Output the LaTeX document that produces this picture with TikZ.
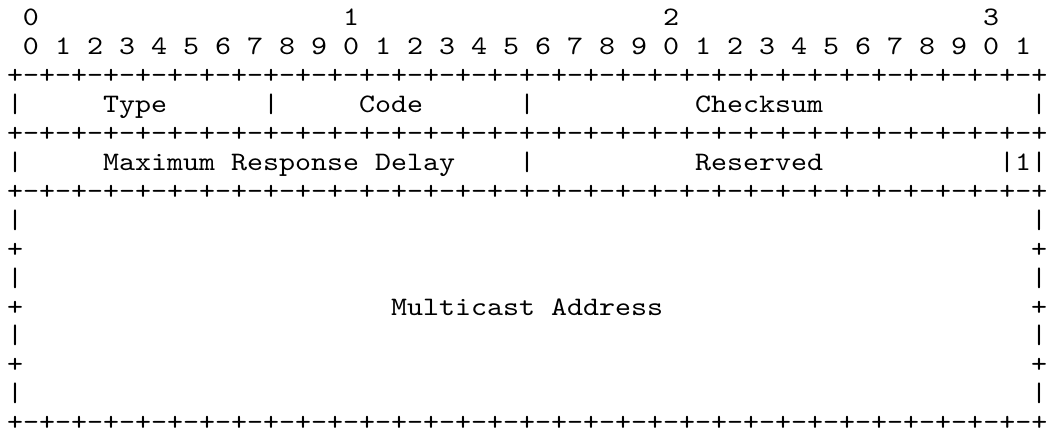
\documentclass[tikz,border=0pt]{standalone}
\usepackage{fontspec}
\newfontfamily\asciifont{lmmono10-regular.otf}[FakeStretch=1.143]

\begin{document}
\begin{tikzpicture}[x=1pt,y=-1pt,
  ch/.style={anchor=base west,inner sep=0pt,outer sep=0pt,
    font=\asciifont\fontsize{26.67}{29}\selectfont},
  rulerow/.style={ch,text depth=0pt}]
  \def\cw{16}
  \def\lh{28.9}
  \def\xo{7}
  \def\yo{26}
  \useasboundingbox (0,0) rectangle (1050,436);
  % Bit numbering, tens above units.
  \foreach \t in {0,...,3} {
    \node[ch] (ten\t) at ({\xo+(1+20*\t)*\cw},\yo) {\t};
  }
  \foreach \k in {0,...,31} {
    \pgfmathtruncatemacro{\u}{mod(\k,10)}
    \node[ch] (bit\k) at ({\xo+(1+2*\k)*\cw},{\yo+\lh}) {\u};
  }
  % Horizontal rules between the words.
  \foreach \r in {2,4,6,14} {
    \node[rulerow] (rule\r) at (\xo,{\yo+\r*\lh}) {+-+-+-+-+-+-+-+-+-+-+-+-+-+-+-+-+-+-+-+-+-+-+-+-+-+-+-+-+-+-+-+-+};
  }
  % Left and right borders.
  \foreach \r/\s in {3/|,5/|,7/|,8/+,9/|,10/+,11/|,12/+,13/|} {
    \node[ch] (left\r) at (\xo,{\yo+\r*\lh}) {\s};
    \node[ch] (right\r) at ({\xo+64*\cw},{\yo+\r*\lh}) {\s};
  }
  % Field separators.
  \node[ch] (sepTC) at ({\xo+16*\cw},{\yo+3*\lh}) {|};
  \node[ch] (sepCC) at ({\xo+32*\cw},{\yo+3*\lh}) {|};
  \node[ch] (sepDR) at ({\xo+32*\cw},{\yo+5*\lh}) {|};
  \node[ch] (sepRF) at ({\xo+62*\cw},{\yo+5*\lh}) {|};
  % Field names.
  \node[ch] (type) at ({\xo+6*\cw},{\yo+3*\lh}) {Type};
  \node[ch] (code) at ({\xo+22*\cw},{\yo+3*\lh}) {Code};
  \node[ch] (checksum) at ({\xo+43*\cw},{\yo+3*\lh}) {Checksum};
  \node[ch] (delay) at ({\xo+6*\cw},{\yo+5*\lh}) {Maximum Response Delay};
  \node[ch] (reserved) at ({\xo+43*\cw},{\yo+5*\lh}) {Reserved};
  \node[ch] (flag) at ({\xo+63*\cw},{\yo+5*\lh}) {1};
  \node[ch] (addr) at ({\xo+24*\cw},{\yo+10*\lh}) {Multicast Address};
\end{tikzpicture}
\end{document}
++++
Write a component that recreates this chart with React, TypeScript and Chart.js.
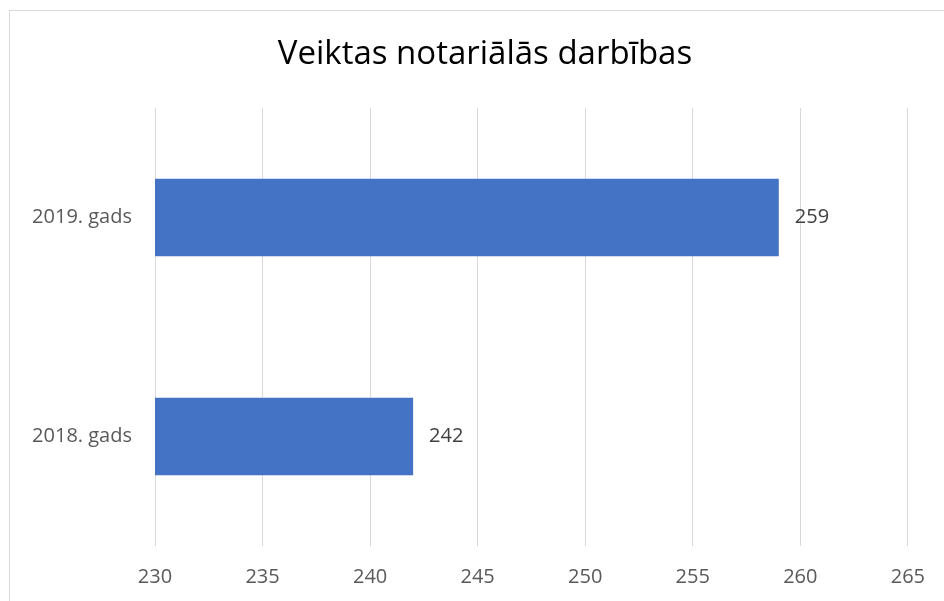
++++
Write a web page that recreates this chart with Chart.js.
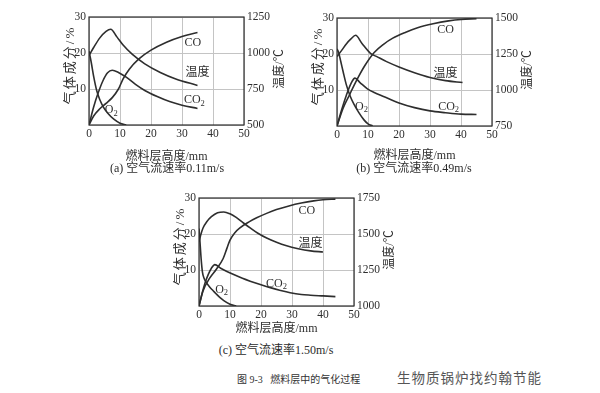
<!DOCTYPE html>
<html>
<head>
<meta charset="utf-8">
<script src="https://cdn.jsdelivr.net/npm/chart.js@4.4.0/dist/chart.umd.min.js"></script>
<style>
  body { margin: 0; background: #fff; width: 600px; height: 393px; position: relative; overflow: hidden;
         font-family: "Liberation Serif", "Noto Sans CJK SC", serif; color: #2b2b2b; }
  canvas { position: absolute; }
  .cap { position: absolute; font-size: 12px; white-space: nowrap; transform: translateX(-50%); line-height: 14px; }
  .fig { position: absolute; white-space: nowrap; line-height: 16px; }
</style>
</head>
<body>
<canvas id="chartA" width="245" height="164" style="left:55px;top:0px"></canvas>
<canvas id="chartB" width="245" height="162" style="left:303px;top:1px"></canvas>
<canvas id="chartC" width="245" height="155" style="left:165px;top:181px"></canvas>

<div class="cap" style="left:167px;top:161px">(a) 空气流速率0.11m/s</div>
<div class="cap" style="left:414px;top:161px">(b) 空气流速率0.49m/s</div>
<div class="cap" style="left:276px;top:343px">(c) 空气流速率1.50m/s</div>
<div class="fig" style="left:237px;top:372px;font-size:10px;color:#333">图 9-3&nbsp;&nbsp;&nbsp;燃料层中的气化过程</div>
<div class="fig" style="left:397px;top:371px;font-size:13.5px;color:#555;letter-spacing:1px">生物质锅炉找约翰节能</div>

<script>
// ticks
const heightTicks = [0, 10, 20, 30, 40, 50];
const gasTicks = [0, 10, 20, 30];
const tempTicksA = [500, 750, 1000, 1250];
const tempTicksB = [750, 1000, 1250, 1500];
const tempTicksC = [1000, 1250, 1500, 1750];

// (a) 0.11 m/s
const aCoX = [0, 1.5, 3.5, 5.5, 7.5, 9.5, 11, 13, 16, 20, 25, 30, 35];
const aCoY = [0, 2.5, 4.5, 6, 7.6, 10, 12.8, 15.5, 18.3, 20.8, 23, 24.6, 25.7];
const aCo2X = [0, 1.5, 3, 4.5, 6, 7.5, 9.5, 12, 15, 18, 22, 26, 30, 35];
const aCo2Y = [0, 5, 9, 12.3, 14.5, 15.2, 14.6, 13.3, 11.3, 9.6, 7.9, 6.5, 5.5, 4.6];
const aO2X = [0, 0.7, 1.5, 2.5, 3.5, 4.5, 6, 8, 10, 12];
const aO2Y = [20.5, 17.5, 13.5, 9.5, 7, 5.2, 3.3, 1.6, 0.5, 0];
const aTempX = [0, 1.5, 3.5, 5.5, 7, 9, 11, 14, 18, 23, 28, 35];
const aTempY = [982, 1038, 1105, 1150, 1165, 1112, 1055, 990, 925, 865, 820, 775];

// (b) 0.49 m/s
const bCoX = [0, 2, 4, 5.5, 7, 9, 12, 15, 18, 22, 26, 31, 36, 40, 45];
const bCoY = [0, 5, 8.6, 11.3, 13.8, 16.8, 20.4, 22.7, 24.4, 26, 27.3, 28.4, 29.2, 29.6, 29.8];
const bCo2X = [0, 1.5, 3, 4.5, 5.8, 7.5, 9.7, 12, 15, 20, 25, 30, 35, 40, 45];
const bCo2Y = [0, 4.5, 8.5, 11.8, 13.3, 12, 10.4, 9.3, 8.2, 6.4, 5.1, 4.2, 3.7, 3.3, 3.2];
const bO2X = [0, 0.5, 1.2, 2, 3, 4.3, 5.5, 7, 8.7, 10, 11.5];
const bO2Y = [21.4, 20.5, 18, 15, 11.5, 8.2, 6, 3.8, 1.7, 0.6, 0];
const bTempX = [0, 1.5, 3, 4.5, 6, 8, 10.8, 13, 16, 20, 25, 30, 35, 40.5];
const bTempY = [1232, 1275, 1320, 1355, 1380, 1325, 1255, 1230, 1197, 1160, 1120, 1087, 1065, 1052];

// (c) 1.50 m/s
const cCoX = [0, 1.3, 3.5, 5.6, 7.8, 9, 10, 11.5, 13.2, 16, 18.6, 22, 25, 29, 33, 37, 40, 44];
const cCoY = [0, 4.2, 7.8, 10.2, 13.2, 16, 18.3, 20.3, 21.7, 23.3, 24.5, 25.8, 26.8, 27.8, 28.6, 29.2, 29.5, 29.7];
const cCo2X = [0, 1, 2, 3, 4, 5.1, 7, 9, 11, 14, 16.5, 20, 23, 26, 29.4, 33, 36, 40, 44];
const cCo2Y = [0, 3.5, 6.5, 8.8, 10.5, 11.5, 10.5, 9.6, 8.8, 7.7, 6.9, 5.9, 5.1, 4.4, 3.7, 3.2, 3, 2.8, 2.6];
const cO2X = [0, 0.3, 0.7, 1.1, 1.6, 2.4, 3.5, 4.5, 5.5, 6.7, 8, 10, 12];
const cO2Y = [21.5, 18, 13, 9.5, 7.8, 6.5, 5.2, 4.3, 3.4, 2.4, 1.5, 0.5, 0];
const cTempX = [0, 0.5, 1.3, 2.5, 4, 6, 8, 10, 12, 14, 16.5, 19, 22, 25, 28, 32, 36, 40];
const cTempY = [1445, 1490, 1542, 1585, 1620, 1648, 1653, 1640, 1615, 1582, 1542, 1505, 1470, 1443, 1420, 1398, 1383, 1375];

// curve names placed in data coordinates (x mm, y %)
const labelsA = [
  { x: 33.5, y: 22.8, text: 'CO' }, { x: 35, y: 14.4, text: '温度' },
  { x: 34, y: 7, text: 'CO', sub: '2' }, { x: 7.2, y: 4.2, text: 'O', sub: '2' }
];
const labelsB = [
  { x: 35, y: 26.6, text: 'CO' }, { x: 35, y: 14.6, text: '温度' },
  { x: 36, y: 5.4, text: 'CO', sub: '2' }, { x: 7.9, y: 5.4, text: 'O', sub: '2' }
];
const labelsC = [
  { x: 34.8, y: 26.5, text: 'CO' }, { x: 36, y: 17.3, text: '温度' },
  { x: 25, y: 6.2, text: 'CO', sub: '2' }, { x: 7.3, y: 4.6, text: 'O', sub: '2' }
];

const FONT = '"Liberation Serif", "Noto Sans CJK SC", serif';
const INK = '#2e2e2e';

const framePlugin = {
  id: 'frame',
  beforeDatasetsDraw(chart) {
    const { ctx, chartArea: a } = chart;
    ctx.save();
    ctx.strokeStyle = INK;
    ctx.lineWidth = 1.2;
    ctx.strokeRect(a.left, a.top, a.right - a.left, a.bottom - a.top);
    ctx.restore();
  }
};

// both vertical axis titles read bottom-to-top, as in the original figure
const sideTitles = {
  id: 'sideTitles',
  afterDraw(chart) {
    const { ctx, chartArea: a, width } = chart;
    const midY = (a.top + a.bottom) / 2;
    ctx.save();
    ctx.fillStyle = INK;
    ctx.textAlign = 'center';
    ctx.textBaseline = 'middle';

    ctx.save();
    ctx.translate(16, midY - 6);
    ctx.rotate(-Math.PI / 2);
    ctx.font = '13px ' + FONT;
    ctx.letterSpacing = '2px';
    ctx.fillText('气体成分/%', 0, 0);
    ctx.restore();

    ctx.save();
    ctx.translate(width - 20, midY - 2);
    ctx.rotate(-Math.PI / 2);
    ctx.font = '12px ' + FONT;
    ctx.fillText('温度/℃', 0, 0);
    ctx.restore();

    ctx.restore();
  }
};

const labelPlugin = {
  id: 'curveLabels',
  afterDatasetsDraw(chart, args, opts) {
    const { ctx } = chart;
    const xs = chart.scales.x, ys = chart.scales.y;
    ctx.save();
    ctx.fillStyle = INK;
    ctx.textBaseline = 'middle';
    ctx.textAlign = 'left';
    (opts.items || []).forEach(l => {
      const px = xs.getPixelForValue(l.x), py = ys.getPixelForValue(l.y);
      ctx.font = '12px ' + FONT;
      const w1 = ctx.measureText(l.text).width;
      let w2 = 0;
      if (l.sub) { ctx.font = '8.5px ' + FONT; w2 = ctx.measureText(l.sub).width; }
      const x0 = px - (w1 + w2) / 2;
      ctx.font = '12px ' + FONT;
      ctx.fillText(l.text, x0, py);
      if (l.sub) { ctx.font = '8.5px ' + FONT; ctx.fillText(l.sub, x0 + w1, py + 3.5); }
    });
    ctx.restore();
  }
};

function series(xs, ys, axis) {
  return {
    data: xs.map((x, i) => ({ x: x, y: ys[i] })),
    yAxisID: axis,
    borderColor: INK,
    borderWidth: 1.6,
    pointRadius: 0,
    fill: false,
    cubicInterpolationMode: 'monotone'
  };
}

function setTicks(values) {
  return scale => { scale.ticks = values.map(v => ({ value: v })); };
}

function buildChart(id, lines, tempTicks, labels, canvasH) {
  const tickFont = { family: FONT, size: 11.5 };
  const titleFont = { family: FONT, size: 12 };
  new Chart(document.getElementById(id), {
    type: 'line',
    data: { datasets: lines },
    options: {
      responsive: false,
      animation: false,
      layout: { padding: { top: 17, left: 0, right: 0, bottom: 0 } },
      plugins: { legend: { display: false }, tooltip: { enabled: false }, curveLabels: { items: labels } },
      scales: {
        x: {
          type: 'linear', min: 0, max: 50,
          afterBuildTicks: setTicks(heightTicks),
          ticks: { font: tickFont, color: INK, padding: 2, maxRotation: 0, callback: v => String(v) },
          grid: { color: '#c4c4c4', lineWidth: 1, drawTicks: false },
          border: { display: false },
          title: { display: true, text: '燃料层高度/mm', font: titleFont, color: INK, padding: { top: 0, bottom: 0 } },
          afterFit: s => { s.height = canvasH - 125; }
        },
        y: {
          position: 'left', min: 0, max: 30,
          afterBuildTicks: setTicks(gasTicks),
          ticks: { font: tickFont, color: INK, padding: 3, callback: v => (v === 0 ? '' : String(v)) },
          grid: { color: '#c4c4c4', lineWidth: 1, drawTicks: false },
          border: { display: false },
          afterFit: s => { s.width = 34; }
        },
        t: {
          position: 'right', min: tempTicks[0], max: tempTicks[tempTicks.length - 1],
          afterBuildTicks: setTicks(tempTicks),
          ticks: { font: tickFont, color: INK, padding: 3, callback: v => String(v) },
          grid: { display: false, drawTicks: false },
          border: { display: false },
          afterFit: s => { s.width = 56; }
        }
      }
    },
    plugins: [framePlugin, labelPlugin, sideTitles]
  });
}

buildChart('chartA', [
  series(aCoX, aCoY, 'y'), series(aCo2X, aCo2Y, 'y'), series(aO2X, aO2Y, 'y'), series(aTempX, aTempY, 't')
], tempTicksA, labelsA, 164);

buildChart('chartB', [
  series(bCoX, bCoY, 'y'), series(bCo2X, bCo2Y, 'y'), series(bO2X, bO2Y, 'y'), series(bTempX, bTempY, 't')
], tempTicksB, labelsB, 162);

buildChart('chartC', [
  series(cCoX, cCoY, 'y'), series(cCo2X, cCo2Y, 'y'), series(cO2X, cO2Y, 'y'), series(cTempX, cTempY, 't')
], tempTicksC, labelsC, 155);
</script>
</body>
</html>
++++
**Work to do**
Determine how many lines in the data above contain the string "this". Give nothing except the number.

**In response**
3